Significant features include the point, King Island (which is joined to the point at low tide by a natural sand causeway), Redlands Sporting Club, Sovereign Waters (a lakeside housing development), and Whepstead Manor (a significant historical residence) and a shopping and restaurant precinct which contains the Wellington Point Clock Tower.

==Education==
Wellington Point State School is a government primary (Prep–6) school for boys and girls at 476 Main Road. In 2017, the school had an enrolment of 546 students with 44 teachers (33 full-time equivalent) and 22 non-teaching staff (13 full-time equivalent). It includes a special education program.

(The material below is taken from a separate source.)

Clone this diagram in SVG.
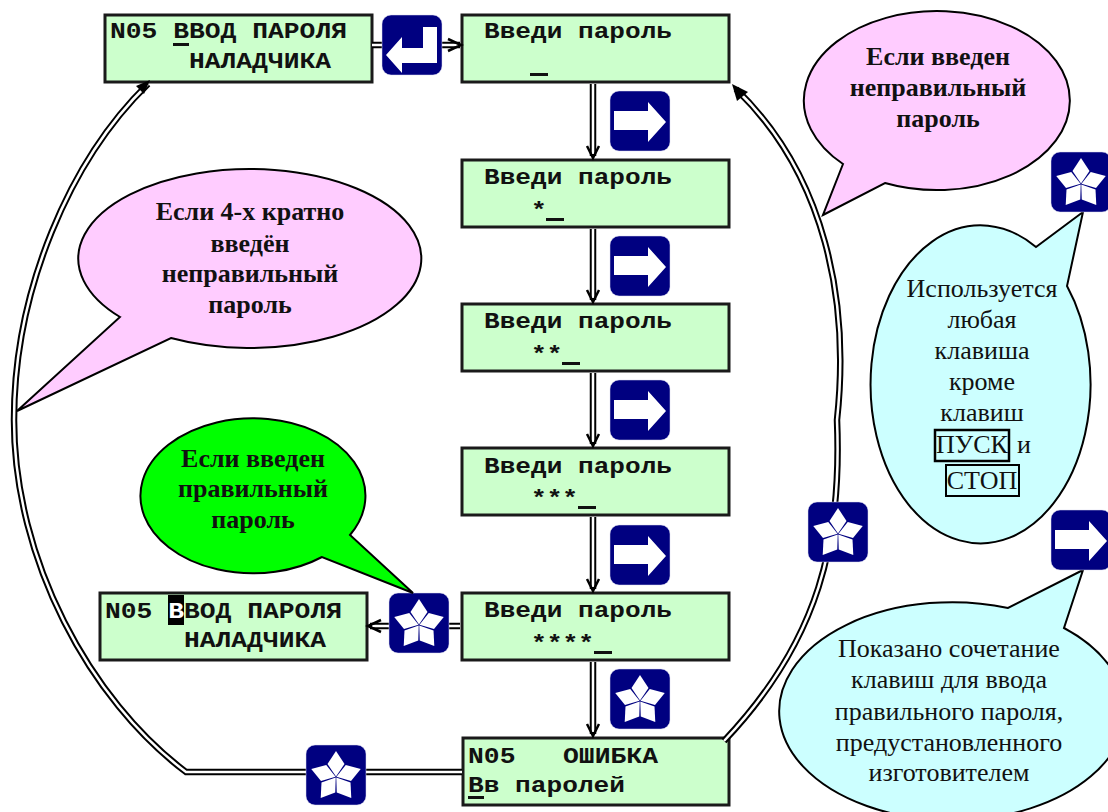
<svg xmlns="http://www.w3.org/2000/svg" width="1108" height="812" viewBox="0 0 1108 812">
<style>
.box{fill:#ccffcc;stroke:#1a1a1a;stroke-width:3}
.m{font-family:"Liberation Mono",monospace;font-weight:bold;font-size:22px;fill:#111;white-space:pre}
.b{font-family:"Liberation Serif",serif;font-weight:bold;font-size:26px;fill:#111;text-anchor:middle}
.r{font-family:"Liberation Serif",serif;font-size:26px;fill:#111;text-anchor:middle}
.o{fill:none;stroke:#000;stroke-width:6.5}
.i{fill:none;stroke:#fff;stroke-width:2.5}
.c{stroke:#000;stroke-width:2}
.k{fill:#000080;stroke:#d8d8ee;stroke-width:.5}
.w{fill:#fff}
.h{fill:none;stroke:#000;stroke-width:2.5}
.u{fill:#111}
</style>
<defs>
<g id="star"><rect class="k" x="0" y="0" width="60" height="60" rx="9"/>
<path id="kite" class="w" d="M30 31.5L21.5 19L30 6L38.5 19Z"/>
<use href="#kite" transform="rotate(72 30 32)"/>
<use href="#kite" transform="rotate(144 30 32)"/>
<use href="#kite" transform="rotate(216 30 32)"/>
<use href="#kite" transform="rotate(288 30 32)"/></g>
<g id="right"><rect class="k" x="0" y="0" width="60" height="60" rx="9"/>
<path class="w" d="M4 20H38V11L56 31L38 51V39H4Z"/></g>
<g id="enter"><rect class="k" x="0" y="0" width="60" height="60" rx="9"/>
<path class="w" d="M55 12V48H20V58L4 40L20 22V33H41V12Z"/></g>
</defs>
<g id="n1"><rect class="box" x="105" y="15" width="267" height="67"/>
<text class="m" x="110" y="38" textLength="237" lengthAdjust="spacingAndGlyphs">N05 ВВОД ПАРОЛЯ</text><text class="m" x="189" y="68" textLength="142" lengthAdjust="spacingAndGlyphs">НАЛАДЧИКА</text>
<rect class="u" x="173" y="43" width="16" height="3"/></g>
<g id="n2"><rect class="box" x="462" y="15" width="267" height="67"/>
<text class="m" x="484" y="38" textLength="188" lengthAdjust="spacingAndGlyphs">Введи пароль</text><rect class="u" x="530" y="73" width="18" height="3"/></g>
<g id="n3"><rect class="box" x="462" y="160" width="267" height="67"/>
<text class="m" x="484" y="184" textLength="188" lengthAdjust="spacingAndGlyphs">Введи пароль</text><text class="m" x="531" y="217" textLength="15.7" lengthAdjust="spacingAndGlyphs">*</text><rect class="u" x="546" y="218" width="18" height="3"/></g>
<g id="n4"><rect class="box" x="462" y="304" width="267" height="67"/>
<text class="m" x="484" y="328" textLength="188" lengthAdjust="spacingAndGlyphs">Введи пароль</text><text class="m" x="531" y="361" textLength="31.4" lengthAdjust="spacingAndGlyphs">**</text><rect class="u" x="562" y="362" width="18" height="3"/></g>
<g id="n5"><rect class="box" x="462" y="448" width="267" height="67"/>
<text class="m" x="484" y="473" textLength="188" lengthAdjust="spacingAndGlyphs">Введи пароль</text><text class="m" x="531" y="505" textLength="47" lengthAdjust="spacingAndGlyphs">***</text><rect class="u" x="578" y="506" width="18" height="3"/></g>
<g id="n6"><rect class="box" x="462" y="593" width="267" height="67"/>
<text class="m" x="484" y="617" textLength="188" lengthAdjust="spacingAndGlyphs">Введи пароль</text><text class="m" x="531" y="650" textLength="63" lengthAdjust="spacingAndGlyphs">****</text><rect class="u" x="594" y="651" width="18" height="3"/></g>
<g id="n7"><rect class="box" x="463" y="738" width="266" height="67"/>
<text class="m" x="468" y="763" textLength="190" lengthAdjust="spacingAndGlyphs">N05   ОШИБКА</text><text class="m" x="468" y="792" textLength="157" lengthAdjust="spacingAndGlyphs">Вв паролей</text><rect class="u" x="468" y="796" width="16" height="3"/></g>
<g id="n8"><rect class="box" x="100" y="593" width="267" height="67"/>
<rect x="168" y="595" width="16" height="30" fill="#000"/>
<text class="m" x="105" y="618" textLength="237" lengthAdjust="spacingAndGlyphs">N05 <tspan fill="#fff">В</tspan>ВОД ПАРОЛЯ</text><text class="m" x="184" y="647" textLength="142" lengthAdjust="spacingAndGlyphs">НАЛАДЧИКА</text></g>
<g id="connectors">
<path class="o" d="M148 84C70 160 14 290 14 420C14 560 90 700 186 772H462"/>
<path class="i" d="M148 84C70 160 14 290 14 420C14 560 90 700 186 772H462"/>
<path class="o" d="M724 741C820 640 842 540 837 420C850 300 825 175 736 89"/>
<path class="i" d="M724 741C820 640 842 540 837 420C850 300 825 175 736 89"/>
<path fill="#000" d="M150 80L136 86L144 94Z"/>
<path fill="#000" d="M732 84L737 101L748 92Z"/>
<path class="o" d="M372 45H460M593 84V156M593 229V300M593 373V444M593 517V589M593 662V734M460 626H370"/>
<path class="i" d="M372 45H458M593 84V154M593 229V298M593 373V442M593 517V587M593 662V732M460 626H372"/>
<path class="h" d="M448 39L461 45L448 51M587 146L593 158L599 146M587 290L593 302L599 290M587 434L593 446L599 434M587 579L593 591L599 579M587 724L593 736L599 724M381 620L368 626L381 632"/>
</g>
<g id="keys">
<use href="#enter" x="382" y="15"/>
<use href="#right" x="610" y="91"/>
<use href="#right" x="610" y="236"/>
<use href="#right" x="610" y="380"/>
<use href="#right" x="610" y="525"/>
<use href="#star" x="610" y="669"/>
<use href="#star" x="389" y="593"/>
<use href="#star" x="306" y="745"/>
<use href="#star" x="808" y="502"/>
</g>
<g id="c1"><path class="c" fill="#ffccff" d="M823 215L885 183A133 89.5 0 1 0 843 164Z"/>
<text class="b" x="938" y="65">Если введен</text><text class="b" x="938" y="96">неправильный</text><text class="b" x="938" y="127">пароль</text></g>
<g id="c2"><path class="c" fill="#ffccff" d="M17 411L120 317A171.5 89.5 0 1 1 171 338Z"/>
<text class="b" x="250" y="220">Если 4-х кратно</text><text class="b" x="250" y="252">введён</text><text class="b" x="250" y="282">неправильный</text><text class="b" x="250" y="313">пароль</text></g>
<g id="c3"><path class="c" fill="#00ff00" d="M413 593L322 557A112.5 77.5 0 1 1 350 535Z"/>
<text class="b" x="253" y="467">Если введен</text><text class="b" x="253" y="497">правильный</text><text class="b" x="253" y="528">пароль</text></g>
<g id="c4"><path class="c" fill="#ccffff" d="M1083 212L1036 247A110 159 0 1 0 1067 286Z"/>
<text class="r" x="982" y="297">Используется</text><text class="r" x="982" y="328">любая</text><text class="r" x="982" y="359">клавиша</text><text class="r" x="982" y="390">кроме</text><text class="r" x="982" y="421">клавиш</text>
<text class="r" x="972" y="453">ПУСК</text><text class="r" x="1024" y="453">и</text><text class="r" x="982" y="489">СТОП</text>
<rect x="935" y="430" width="74" height="31" fill="none" stroke="#000" stroke-width="2.5"/>
<rect x="946" y="465" width="73" height="31" fill="none" stroke="#000" stroke-width="2"/></g>
<g id="c5"><path class="c" fill="#ccffff" d="M1083 570L1008 608A173 109 0 1 0 1064 628Z"/>
<text class="r" x="949" y="657">Показано сочетание</text><text class="r" x="949" y="688">клавиш для ввода</text><text class="r" x="949" y="720">правильного пароля,</text><text class="r" x="949" y="751">предустановленного</text><text class="r" x="949" y="781">изготовителем</text></g>
<g id="keys2"><use href="#star" x="1051" y="152"/><use href="#right" x="1051" y="510"/></g>
</svg>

Wellington Point State High School is a government secondary (7–12) school for boys and girls at 2-36 Badgen Road. In 2017, the school had an enrolment of 914 students with 80 teachers (76 full-time equivalent) and 37 non-teaching staff (24 full-time equivalent). It includes a special education program.

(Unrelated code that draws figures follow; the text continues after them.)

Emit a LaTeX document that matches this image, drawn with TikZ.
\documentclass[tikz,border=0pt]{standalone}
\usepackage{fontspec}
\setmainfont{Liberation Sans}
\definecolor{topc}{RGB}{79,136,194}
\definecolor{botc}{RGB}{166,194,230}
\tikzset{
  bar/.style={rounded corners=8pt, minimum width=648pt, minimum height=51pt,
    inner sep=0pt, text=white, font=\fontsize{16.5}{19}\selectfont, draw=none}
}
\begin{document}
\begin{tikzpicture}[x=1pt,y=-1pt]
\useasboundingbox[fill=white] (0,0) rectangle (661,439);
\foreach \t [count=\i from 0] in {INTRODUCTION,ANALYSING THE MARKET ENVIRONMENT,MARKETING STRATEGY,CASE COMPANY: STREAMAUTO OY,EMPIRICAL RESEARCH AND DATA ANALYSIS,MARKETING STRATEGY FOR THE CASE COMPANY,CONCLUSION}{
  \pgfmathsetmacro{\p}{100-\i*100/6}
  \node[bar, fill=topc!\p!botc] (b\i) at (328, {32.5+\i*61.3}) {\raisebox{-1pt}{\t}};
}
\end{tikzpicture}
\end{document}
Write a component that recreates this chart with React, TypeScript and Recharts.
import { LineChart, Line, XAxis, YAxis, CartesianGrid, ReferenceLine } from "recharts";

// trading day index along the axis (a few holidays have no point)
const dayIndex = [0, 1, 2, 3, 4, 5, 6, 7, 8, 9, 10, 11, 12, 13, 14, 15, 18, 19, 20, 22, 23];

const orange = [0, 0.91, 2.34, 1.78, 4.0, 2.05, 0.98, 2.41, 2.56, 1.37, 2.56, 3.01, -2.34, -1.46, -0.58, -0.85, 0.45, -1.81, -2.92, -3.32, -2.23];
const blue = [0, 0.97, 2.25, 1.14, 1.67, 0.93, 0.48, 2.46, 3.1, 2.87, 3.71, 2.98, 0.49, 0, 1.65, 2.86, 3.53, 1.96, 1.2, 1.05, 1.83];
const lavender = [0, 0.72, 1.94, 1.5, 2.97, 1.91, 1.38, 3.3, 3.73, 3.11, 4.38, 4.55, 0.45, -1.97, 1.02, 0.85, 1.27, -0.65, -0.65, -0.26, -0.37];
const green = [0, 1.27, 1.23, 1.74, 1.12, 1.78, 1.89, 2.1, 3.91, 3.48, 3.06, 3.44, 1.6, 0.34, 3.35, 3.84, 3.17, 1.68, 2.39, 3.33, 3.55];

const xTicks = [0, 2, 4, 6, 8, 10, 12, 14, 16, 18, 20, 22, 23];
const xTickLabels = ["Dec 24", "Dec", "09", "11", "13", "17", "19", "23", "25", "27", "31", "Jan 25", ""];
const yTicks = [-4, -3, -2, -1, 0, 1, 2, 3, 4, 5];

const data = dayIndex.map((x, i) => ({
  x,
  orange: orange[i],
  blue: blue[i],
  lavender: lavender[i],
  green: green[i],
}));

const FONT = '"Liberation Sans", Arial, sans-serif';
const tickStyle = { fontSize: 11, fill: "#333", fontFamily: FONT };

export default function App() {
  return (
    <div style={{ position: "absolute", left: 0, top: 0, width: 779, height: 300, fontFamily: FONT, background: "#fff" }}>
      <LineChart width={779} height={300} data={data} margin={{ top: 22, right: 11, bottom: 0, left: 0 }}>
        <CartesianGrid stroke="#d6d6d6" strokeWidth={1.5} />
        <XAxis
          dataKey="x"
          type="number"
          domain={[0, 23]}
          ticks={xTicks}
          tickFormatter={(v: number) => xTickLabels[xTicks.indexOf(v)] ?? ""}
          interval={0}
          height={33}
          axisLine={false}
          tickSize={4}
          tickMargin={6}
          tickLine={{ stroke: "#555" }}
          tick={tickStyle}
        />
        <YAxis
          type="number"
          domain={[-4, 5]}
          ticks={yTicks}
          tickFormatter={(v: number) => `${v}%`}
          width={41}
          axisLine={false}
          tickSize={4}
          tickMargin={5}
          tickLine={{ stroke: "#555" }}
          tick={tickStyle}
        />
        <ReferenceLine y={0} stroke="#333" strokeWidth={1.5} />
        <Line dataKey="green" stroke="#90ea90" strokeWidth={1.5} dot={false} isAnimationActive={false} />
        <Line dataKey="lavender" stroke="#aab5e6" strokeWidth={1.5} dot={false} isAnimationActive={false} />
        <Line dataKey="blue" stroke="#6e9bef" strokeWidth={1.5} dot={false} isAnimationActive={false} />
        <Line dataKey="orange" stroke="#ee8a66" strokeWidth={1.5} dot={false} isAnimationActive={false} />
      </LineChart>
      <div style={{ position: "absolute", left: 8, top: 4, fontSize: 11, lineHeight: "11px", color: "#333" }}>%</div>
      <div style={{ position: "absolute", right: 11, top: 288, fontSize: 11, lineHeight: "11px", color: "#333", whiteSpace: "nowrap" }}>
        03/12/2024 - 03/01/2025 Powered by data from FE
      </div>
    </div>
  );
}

Redlands College is a private primary and secondary (Prep–12) school for boys and girls at 38 Anson Road. In 2017, the school had an enrolment of 1,319 students with 109 teachers (99 full-time equivalent) and 82 non-teaching staff (58 full-time equivalent).

== Amenities ==
The Redland City Council operates a mobile library service which visits Main Road.

Wellington Point Jetty is off Main Road on at eastern side of Wellington Point extending into Moreton Bay. There are two boat ramps on Main Road, to the north and the south of Wellington Point Jetty providing boating access to Moreton Bay. The jetty and the boat ramps are managed by the Redland City Council.

There is a boat ramp at Bligh St into Hilliards Creek. It is managed by the Redlands City.

There are a number of parks in suburb:

- Apex Park
- Ashley Court Park
- Brock Park
- Doug Tiller Reserve
- EGW Wood Sportsfield
- Geoff Skinner Wetlands Reserve
- Hilliards Creek Park
- Laurance Court Park
- Mcdonald Reserve
- Ormiston Manor Park
- Schonrock Street Park
- Tarradarrapin Wetlands
- Three Paddocks Park
- Wellington Point Reserve
- Whepstead Ave Park

== Attractions ==
Harry Atkinson Reef is a 92 ha artificial reef in the Moreton Bay Marine Park.

==Public transport==
A railway service to Brisbane and other suburbs on the line between Brisbane and Cleveland, Queensland is accessed at the Wellington Point railway station.